* Exercise aim *
Your answer is a single number: the count of lines that contain the string "chart".

--- START OF Information provided ---

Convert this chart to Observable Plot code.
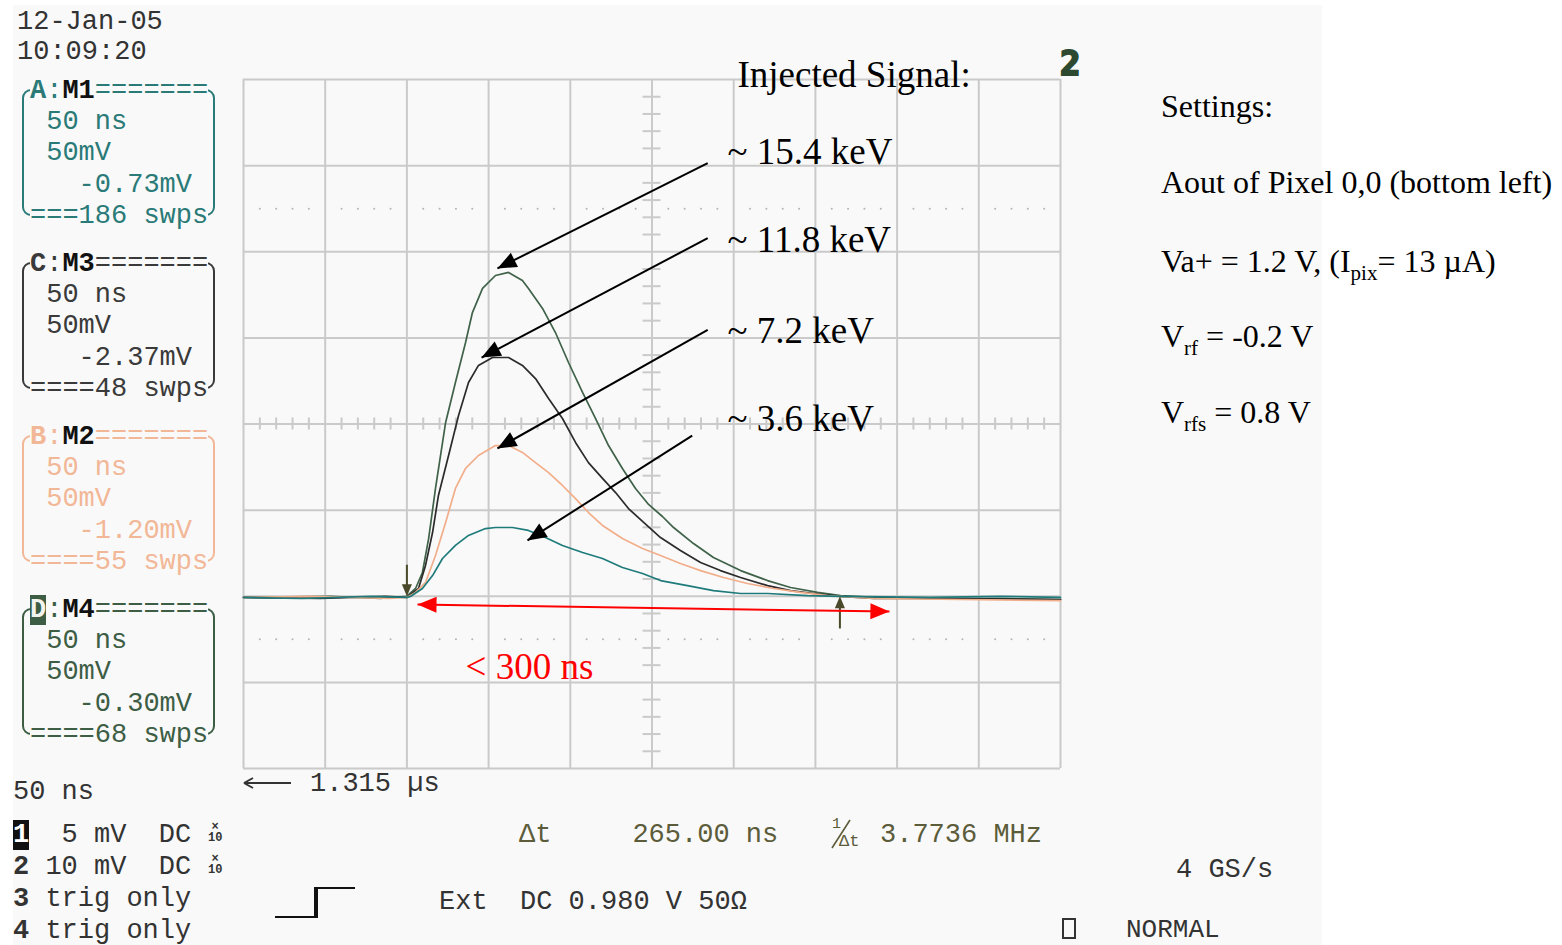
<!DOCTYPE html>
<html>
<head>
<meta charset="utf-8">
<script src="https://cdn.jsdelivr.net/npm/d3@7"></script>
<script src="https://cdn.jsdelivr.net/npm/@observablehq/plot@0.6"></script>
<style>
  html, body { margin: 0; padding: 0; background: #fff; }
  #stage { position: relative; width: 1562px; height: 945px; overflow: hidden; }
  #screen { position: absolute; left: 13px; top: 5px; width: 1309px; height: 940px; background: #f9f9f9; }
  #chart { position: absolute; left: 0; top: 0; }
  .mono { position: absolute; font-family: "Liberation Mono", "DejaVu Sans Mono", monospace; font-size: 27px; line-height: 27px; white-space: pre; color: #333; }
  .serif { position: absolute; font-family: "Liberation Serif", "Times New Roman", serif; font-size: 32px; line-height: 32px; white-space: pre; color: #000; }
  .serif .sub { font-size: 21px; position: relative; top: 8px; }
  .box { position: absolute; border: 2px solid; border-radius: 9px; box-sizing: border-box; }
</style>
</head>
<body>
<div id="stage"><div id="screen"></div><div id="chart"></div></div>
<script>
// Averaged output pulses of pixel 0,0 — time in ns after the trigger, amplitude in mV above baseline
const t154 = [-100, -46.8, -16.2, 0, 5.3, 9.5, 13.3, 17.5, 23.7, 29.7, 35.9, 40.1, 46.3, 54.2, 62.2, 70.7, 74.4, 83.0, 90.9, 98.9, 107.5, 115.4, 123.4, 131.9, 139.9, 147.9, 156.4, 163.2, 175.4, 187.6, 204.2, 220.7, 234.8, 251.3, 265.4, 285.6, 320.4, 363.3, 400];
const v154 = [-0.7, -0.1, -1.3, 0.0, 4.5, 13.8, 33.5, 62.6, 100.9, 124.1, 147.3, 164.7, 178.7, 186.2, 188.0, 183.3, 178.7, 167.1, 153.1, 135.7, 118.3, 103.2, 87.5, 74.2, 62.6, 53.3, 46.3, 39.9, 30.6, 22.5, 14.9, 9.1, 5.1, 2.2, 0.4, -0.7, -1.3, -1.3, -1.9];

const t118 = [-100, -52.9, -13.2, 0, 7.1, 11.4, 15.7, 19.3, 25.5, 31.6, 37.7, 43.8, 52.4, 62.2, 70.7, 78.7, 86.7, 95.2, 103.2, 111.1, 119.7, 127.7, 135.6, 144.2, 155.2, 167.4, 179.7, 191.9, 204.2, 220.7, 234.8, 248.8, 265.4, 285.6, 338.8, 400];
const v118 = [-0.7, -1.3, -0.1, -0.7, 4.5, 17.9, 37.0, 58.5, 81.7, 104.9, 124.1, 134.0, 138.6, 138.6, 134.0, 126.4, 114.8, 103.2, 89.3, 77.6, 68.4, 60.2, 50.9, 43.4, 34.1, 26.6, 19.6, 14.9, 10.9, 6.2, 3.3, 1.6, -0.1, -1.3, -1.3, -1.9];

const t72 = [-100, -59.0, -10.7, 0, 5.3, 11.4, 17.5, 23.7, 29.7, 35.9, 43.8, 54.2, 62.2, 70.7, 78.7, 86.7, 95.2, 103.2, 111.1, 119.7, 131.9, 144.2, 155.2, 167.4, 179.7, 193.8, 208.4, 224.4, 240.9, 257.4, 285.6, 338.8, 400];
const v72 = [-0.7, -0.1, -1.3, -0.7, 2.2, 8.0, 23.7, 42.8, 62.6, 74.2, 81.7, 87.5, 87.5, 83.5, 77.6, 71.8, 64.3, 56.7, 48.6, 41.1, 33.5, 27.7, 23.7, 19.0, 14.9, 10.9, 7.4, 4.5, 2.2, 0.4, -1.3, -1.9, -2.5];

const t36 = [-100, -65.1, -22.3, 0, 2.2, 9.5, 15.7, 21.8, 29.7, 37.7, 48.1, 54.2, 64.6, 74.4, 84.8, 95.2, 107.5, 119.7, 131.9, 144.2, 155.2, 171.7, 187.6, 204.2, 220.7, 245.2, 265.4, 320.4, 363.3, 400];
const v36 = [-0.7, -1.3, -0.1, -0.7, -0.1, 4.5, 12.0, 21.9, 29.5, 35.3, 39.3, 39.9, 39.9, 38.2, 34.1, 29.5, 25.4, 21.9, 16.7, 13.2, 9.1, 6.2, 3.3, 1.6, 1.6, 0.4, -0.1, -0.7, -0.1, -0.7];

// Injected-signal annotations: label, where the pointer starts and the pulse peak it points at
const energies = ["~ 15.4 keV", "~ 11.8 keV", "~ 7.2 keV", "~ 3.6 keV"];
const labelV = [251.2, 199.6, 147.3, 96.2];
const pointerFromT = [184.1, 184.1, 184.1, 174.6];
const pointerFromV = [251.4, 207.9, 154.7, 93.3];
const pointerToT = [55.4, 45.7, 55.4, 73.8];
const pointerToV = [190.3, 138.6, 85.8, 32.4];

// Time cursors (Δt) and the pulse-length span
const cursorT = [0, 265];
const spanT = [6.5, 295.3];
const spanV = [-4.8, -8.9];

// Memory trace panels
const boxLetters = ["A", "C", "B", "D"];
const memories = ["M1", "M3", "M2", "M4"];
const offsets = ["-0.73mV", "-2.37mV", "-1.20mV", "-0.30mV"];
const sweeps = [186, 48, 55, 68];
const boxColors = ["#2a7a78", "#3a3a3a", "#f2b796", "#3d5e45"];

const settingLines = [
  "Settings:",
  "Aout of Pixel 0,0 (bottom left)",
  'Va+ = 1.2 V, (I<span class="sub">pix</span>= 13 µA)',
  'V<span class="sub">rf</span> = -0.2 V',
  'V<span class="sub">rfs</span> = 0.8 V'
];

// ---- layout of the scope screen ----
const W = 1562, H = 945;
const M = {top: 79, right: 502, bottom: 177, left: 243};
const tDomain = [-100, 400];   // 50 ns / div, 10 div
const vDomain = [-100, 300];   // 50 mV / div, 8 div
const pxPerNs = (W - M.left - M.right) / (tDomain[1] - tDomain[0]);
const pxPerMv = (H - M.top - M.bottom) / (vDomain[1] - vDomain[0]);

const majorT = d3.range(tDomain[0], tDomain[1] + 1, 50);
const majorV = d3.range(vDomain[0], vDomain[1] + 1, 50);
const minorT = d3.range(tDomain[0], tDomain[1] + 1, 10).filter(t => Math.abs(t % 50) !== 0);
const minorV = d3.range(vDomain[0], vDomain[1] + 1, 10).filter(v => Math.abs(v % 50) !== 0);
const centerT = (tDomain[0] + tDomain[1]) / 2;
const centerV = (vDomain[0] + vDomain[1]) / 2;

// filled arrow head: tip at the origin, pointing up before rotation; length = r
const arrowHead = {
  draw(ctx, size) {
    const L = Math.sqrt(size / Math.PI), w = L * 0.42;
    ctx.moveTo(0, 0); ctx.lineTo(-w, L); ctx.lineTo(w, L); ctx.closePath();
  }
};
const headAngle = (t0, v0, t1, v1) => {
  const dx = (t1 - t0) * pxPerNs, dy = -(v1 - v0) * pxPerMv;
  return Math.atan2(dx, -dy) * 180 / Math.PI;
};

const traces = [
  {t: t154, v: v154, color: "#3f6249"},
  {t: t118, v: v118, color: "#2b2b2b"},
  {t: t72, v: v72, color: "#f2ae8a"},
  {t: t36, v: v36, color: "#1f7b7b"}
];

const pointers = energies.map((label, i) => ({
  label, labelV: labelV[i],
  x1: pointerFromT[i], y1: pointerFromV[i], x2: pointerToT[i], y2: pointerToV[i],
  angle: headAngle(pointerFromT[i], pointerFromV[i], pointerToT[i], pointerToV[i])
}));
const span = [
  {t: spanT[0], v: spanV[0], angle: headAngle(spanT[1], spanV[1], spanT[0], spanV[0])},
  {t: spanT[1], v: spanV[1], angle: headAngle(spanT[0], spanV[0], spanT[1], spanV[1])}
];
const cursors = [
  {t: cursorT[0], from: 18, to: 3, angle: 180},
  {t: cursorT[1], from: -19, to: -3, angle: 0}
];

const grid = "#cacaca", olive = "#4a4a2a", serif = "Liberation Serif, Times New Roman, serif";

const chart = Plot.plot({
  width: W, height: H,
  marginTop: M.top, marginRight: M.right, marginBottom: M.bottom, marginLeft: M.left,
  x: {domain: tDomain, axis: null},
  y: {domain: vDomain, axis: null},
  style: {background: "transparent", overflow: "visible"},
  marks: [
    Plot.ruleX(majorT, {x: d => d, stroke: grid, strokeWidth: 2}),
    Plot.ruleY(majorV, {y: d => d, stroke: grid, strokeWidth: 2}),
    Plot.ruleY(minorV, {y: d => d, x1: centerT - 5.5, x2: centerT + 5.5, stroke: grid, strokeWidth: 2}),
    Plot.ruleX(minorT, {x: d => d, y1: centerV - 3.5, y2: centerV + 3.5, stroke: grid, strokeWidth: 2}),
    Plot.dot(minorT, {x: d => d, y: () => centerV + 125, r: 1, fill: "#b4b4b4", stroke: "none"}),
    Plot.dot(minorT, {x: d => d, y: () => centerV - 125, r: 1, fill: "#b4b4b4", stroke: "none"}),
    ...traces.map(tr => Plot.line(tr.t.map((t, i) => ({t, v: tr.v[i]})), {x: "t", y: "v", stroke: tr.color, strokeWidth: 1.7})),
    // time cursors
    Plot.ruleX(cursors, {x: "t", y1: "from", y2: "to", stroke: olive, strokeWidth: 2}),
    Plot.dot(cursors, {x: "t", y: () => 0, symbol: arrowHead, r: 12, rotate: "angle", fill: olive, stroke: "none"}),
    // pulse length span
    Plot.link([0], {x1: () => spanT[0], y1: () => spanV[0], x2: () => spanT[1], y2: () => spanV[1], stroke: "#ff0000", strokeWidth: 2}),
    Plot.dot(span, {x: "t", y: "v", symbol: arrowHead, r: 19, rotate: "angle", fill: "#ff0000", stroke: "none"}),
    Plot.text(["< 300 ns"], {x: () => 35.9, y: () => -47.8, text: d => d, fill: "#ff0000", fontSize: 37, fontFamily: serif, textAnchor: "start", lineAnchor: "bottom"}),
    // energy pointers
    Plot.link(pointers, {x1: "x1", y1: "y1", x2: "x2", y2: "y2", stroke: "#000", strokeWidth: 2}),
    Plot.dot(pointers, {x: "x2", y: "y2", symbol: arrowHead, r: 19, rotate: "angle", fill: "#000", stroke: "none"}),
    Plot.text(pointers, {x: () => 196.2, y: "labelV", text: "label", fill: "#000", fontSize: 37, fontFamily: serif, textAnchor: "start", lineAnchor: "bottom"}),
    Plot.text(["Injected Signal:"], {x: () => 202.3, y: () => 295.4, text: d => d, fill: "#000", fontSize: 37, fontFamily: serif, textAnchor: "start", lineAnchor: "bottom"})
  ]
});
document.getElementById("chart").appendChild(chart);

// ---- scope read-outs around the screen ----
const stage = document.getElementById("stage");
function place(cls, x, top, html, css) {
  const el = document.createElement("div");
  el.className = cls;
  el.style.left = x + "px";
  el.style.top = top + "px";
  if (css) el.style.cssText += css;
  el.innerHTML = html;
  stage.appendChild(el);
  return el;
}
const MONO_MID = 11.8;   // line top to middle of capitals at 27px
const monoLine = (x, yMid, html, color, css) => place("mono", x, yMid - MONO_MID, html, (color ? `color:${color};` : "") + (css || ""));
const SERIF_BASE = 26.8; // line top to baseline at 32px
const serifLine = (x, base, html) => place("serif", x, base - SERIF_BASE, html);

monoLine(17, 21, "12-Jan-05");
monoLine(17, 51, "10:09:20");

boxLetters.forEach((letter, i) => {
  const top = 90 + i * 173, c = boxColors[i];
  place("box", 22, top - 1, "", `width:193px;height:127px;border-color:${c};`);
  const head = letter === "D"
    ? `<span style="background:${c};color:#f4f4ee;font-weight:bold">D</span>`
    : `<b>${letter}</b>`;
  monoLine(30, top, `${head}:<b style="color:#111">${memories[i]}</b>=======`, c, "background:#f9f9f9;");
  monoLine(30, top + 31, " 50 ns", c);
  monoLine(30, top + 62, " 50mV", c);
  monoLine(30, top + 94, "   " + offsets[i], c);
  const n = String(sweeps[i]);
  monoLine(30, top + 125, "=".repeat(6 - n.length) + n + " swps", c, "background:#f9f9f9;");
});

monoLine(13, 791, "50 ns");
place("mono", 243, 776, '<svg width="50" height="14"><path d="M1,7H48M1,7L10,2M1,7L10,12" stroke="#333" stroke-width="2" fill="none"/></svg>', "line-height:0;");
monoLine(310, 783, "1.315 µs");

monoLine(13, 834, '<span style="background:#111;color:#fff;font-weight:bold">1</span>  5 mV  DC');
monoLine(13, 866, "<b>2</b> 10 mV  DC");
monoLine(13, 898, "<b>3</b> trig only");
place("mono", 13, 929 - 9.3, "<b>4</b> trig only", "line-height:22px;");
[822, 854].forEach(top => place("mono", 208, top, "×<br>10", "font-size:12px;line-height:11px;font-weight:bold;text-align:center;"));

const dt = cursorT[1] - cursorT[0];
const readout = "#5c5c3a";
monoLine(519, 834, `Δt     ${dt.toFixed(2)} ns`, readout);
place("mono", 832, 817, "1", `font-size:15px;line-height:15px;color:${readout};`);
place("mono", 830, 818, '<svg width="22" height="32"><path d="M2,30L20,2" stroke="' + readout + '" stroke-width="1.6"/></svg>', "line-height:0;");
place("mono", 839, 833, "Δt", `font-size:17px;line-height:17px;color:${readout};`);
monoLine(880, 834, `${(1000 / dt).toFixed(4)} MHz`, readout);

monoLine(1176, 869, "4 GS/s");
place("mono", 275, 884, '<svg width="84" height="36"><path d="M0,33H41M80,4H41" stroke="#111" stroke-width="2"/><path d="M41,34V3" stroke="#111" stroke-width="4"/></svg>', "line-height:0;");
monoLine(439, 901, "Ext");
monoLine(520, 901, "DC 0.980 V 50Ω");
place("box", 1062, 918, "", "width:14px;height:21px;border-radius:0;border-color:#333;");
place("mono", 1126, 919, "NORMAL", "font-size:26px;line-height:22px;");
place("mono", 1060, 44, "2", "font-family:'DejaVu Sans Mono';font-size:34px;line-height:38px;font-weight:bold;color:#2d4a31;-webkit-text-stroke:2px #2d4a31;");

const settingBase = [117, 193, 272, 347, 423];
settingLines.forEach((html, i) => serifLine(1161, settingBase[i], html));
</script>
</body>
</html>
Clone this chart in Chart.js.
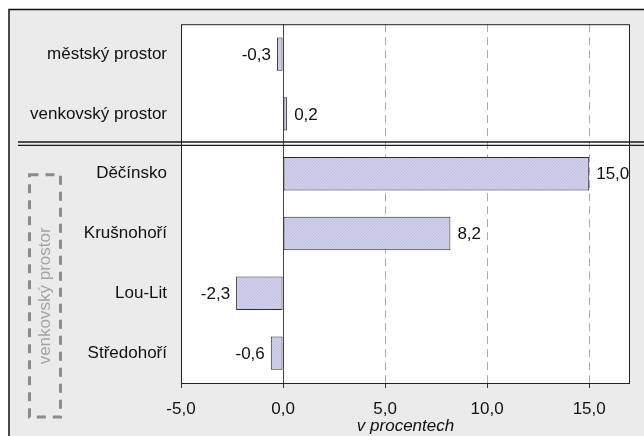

--- END OF Information provided ---

* Response below *
6